Jerod and Divya are joined by George Mandis to learn all about his “frivolous” JavaScript library that’s helped countless websites implement the beloved cheat code. Ten years later and still actively maintained, Konami-JS has stood the test of time and produced some epic stories along the way (you’ll love hearing how George broke Marvel.com).
Matched from the episode's transcript 👇
George Mandis: Yeah, that’s right. It’s funny, if you go to the 2.0 branch somewhere in my repository, I actually rewrote a modern version of Konami-JS. It’s just sitting there; a couple people collaborated and helped me out with that… And I used one of the new keyboard event methods.

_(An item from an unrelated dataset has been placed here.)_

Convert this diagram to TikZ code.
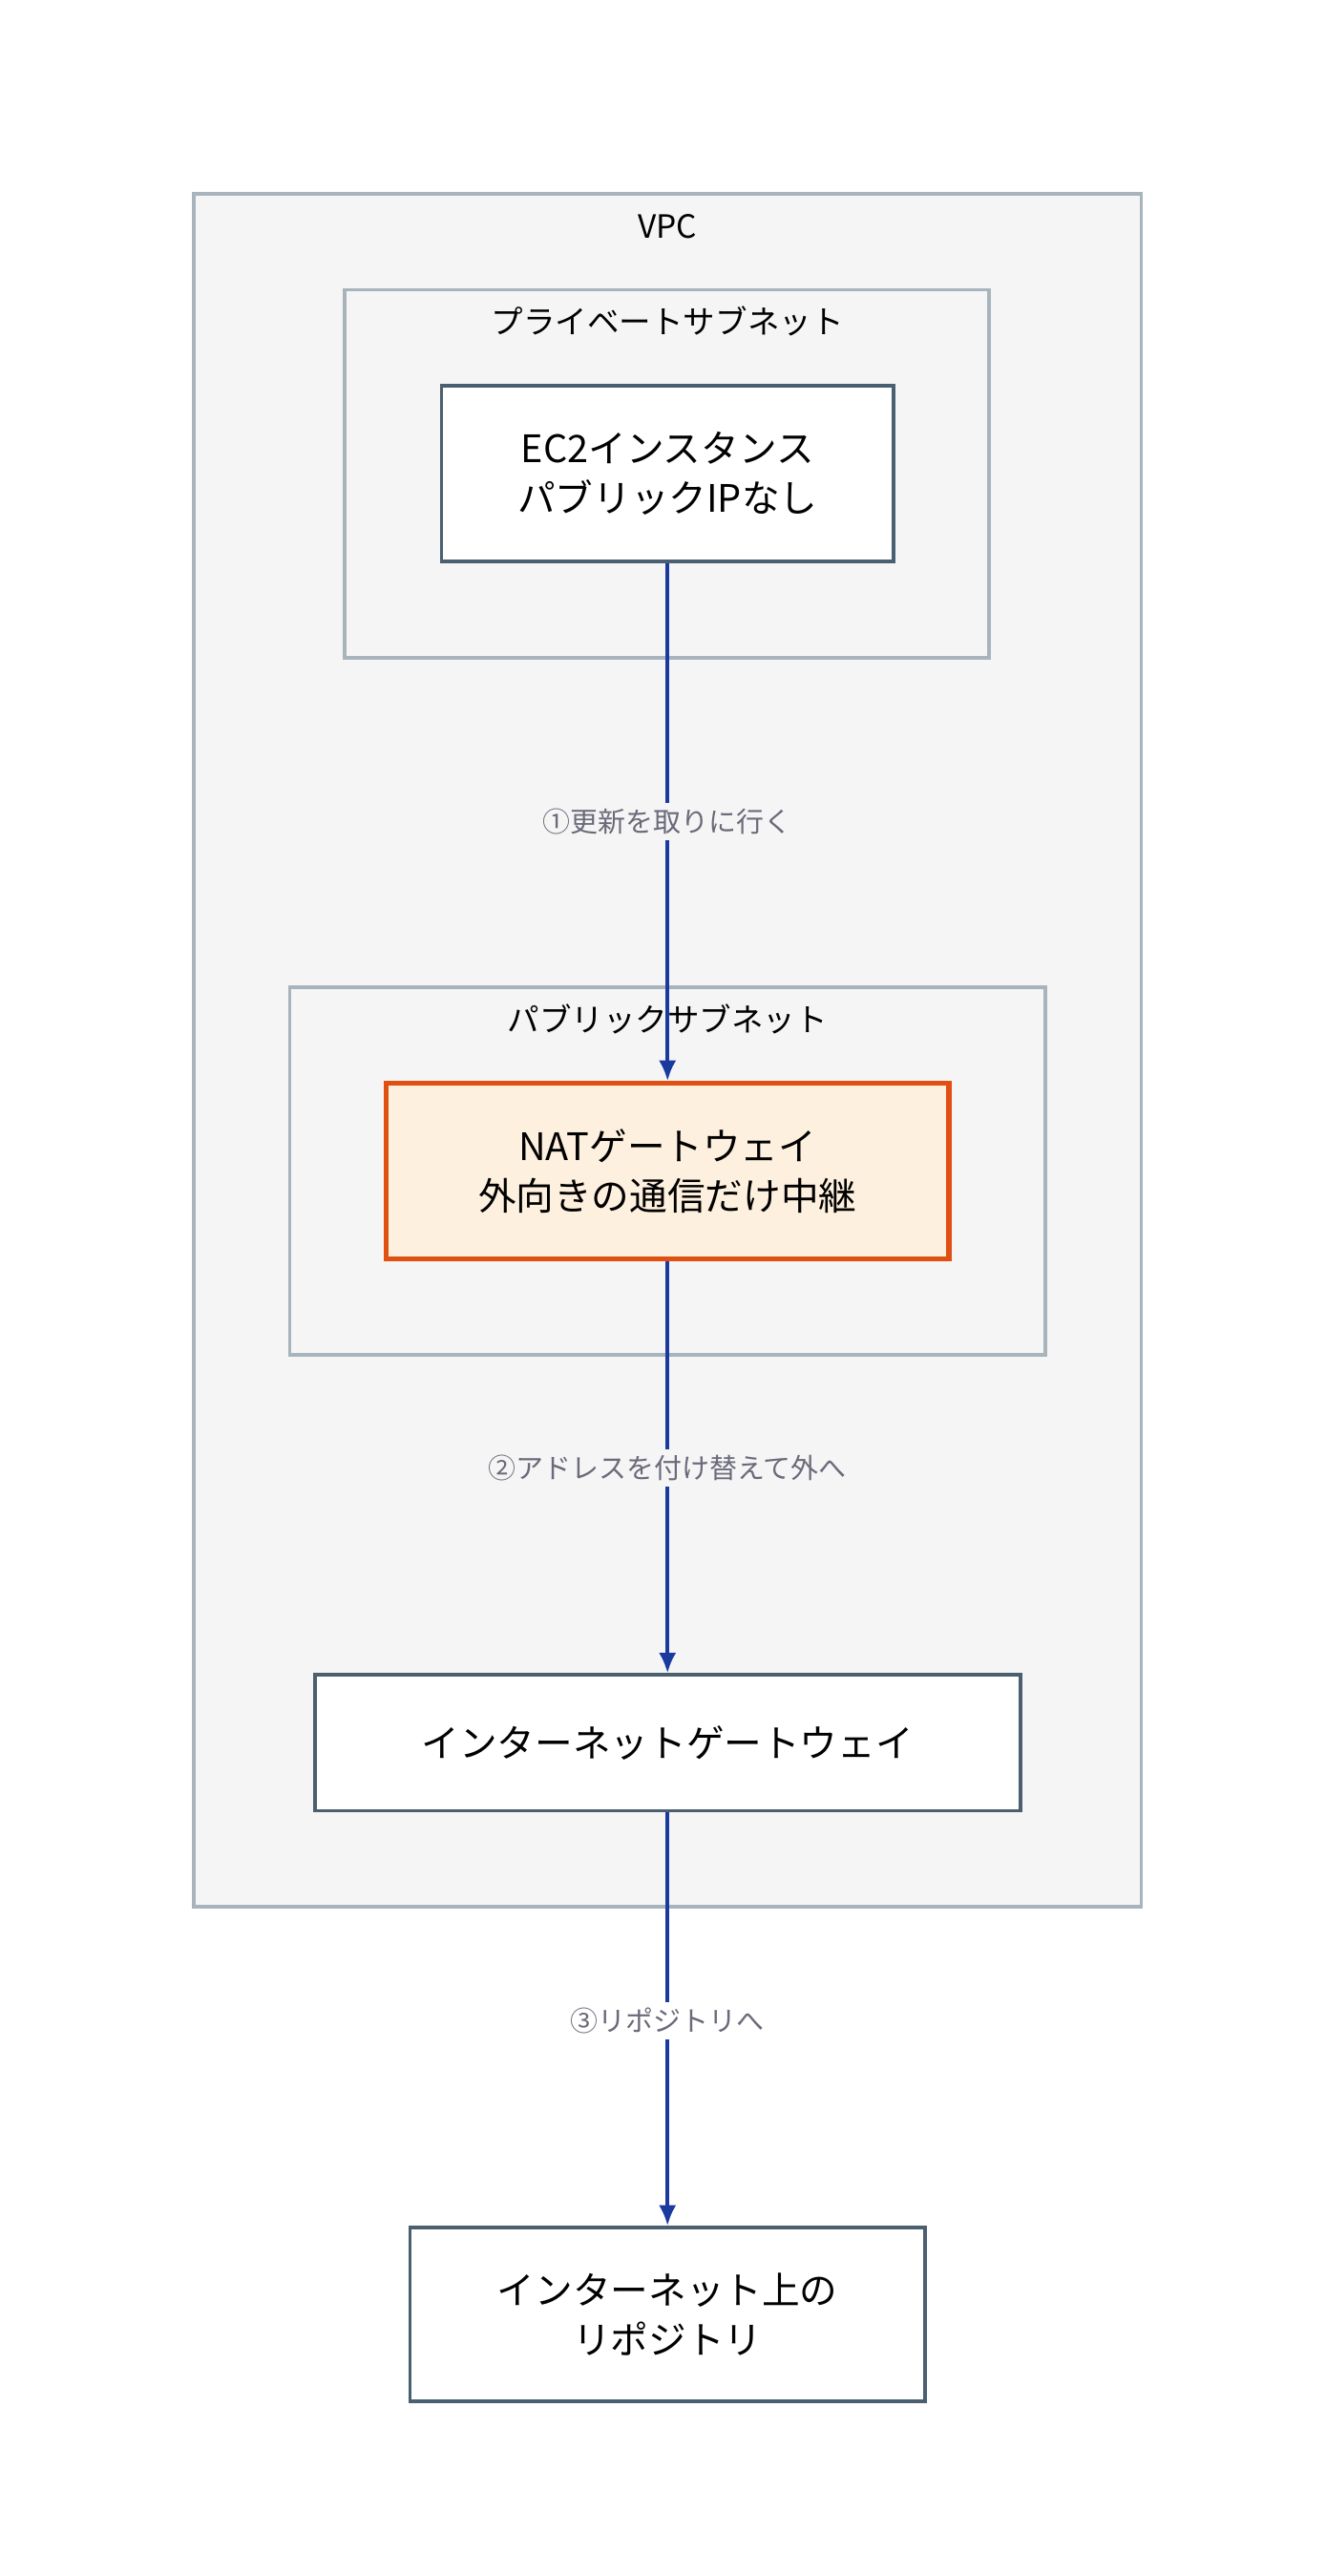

I don’t remember actually which one. I used whichever one worked on my iPad; that’s what I recall. And then someone followed up on that issue and I let them know “Oh hey, I remapped my keys to use Dvorak or whatever, and it doesn’t actually work.” So I discovered this whole new hornet nest of curious issues where one of those tracks the letter that you’re pressing, but other ones actually track the physical key location.
It just made me think about it in a way I had not considered, and I’m like “Oh, that’s a whole different nest of problems that I have to consider.” It was just really funny how basically what you would think is a very simple thing turned out to be kind of a rabbit hole when I started going into it.